Records with drawing code:
+ + + +

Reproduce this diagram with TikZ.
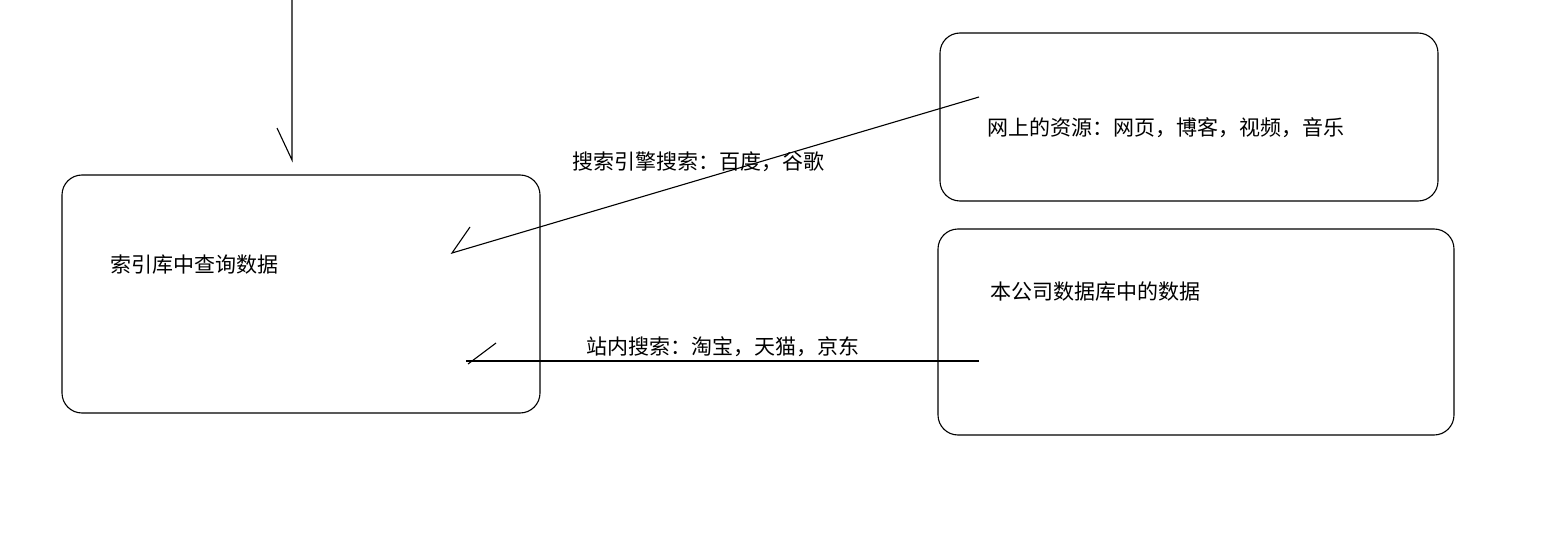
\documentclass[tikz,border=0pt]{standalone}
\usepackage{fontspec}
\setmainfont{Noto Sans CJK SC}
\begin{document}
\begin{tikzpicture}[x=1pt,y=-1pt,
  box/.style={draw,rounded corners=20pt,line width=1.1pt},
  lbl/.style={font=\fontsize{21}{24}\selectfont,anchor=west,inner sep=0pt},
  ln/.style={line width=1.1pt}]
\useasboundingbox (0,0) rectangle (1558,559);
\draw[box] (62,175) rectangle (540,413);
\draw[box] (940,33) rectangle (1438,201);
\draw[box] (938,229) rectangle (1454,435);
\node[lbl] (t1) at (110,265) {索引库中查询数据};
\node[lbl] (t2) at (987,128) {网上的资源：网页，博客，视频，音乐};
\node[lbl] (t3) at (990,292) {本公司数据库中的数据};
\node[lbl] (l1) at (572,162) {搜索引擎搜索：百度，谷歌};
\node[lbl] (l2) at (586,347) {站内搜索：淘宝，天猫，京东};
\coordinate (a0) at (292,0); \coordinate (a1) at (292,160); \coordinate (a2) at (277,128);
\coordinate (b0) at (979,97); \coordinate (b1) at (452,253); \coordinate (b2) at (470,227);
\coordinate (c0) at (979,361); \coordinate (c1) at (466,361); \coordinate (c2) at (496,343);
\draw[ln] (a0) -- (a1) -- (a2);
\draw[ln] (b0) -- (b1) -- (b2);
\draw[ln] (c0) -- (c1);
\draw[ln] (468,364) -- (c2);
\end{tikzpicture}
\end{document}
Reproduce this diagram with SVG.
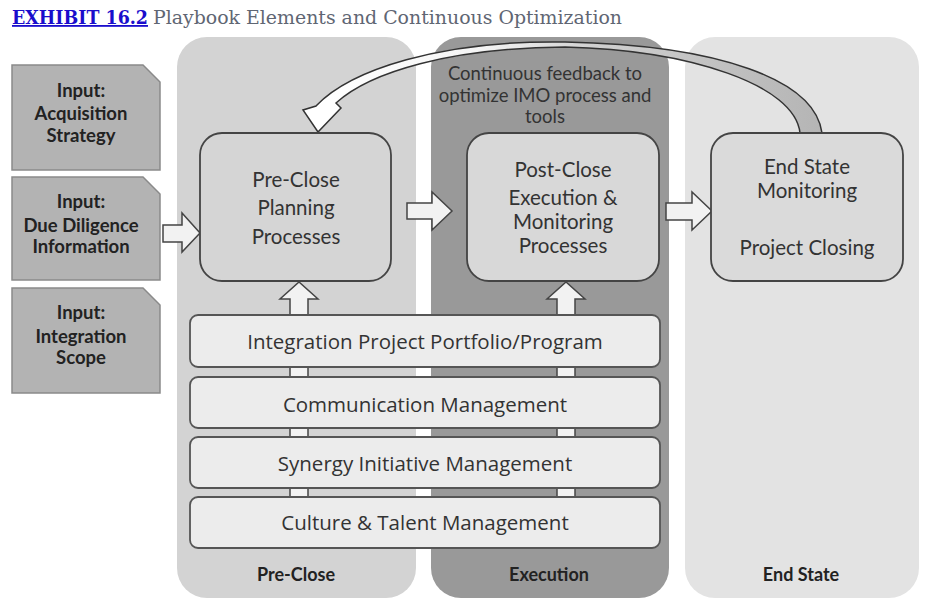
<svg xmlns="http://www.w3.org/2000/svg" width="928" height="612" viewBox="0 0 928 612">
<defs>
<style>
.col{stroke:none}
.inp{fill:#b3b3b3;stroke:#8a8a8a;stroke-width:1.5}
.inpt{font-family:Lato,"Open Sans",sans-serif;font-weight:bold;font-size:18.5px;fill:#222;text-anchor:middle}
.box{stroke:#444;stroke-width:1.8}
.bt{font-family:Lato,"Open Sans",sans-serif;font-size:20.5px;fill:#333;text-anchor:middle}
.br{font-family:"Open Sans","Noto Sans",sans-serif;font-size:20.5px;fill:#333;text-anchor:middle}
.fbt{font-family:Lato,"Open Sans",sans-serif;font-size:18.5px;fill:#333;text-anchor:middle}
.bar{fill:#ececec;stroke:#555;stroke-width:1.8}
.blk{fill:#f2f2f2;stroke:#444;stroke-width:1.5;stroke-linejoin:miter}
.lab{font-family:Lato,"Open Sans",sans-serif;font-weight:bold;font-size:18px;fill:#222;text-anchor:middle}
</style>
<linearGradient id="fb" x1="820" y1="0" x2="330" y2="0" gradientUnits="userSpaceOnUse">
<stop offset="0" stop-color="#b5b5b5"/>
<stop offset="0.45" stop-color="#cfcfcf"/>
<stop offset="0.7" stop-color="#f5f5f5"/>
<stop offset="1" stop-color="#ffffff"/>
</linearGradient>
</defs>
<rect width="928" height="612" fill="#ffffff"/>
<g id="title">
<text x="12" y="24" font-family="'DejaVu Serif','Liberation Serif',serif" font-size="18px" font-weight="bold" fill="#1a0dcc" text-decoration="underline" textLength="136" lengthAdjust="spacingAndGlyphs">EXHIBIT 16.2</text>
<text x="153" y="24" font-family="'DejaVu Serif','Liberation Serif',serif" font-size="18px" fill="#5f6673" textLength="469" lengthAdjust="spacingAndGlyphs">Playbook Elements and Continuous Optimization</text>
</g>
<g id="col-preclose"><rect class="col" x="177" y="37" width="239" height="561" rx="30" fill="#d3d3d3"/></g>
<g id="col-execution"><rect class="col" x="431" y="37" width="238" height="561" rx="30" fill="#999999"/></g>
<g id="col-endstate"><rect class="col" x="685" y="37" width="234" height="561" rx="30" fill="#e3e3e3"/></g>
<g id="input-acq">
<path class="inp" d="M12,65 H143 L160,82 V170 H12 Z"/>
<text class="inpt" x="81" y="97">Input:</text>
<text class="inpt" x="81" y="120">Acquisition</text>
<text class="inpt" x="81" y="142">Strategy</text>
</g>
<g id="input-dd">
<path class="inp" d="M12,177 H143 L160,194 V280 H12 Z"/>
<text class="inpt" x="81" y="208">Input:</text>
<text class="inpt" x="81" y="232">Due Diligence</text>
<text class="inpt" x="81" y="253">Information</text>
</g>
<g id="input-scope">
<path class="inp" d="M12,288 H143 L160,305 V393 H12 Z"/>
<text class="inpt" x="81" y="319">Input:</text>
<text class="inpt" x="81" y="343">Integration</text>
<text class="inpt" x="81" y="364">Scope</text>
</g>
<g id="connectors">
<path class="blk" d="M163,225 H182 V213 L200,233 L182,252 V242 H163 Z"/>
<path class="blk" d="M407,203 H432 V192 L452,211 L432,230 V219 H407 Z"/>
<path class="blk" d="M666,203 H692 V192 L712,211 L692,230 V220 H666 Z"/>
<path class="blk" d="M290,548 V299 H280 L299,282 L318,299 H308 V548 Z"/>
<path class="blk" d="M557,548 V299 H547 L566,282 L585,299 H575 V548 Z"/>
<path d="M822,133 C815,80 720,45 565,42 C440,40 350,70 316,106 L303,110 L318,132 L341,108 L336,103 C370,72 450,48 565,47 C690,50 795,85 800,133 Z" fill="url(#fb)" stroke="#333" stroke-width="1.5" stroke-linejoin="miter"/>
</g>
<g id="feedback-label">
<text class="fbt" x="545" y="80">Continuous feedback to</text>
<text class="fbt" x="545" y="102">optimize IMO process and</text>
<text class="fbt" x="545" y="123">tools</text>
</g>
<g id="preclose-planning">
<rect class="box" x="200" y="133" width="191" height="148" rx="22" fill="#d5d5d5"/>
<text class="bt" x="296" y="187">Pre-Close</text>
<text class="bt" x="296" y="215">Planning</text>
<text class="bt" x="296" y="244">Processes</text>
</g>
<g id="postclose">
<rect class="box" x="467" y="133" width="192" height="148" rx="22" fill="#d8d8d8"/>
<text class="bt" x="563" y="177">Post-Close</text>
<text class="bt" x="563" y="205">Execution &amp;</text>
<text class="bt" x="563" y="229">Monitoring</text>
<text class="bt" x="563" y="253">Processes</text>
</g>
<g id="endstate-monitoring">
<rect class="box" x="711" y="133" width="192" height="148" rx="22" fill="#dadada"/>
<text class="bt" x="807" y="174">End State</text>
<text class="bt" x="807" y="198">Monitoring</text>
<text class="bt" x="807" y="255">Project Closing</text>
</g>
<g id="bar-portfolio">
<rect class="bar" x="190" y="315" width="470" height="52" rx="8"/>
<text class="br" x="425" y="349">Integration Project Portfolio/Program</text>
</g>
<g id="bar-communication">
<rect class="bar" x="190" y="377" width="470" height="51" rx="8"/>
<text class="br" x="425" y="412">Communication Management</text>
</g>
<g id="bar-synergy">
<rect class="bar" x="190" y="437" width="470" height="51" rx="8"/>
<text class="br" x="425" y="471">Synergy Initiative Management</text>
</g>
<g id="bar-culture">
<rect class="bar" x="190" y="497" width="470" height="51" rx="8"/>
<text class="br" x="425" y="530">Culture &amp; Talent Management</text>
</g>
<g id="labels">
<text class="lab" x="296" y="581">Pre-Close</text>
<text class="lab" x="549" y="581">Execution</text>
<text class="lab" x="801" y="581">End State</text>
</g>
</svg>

+ + + +

* [Requirement] Pick out all the lines with the word "diagram" in them and copy them.

* [Expected output]
Reproduce this diagram with TikZ.
Reproduce this diagram with SVG.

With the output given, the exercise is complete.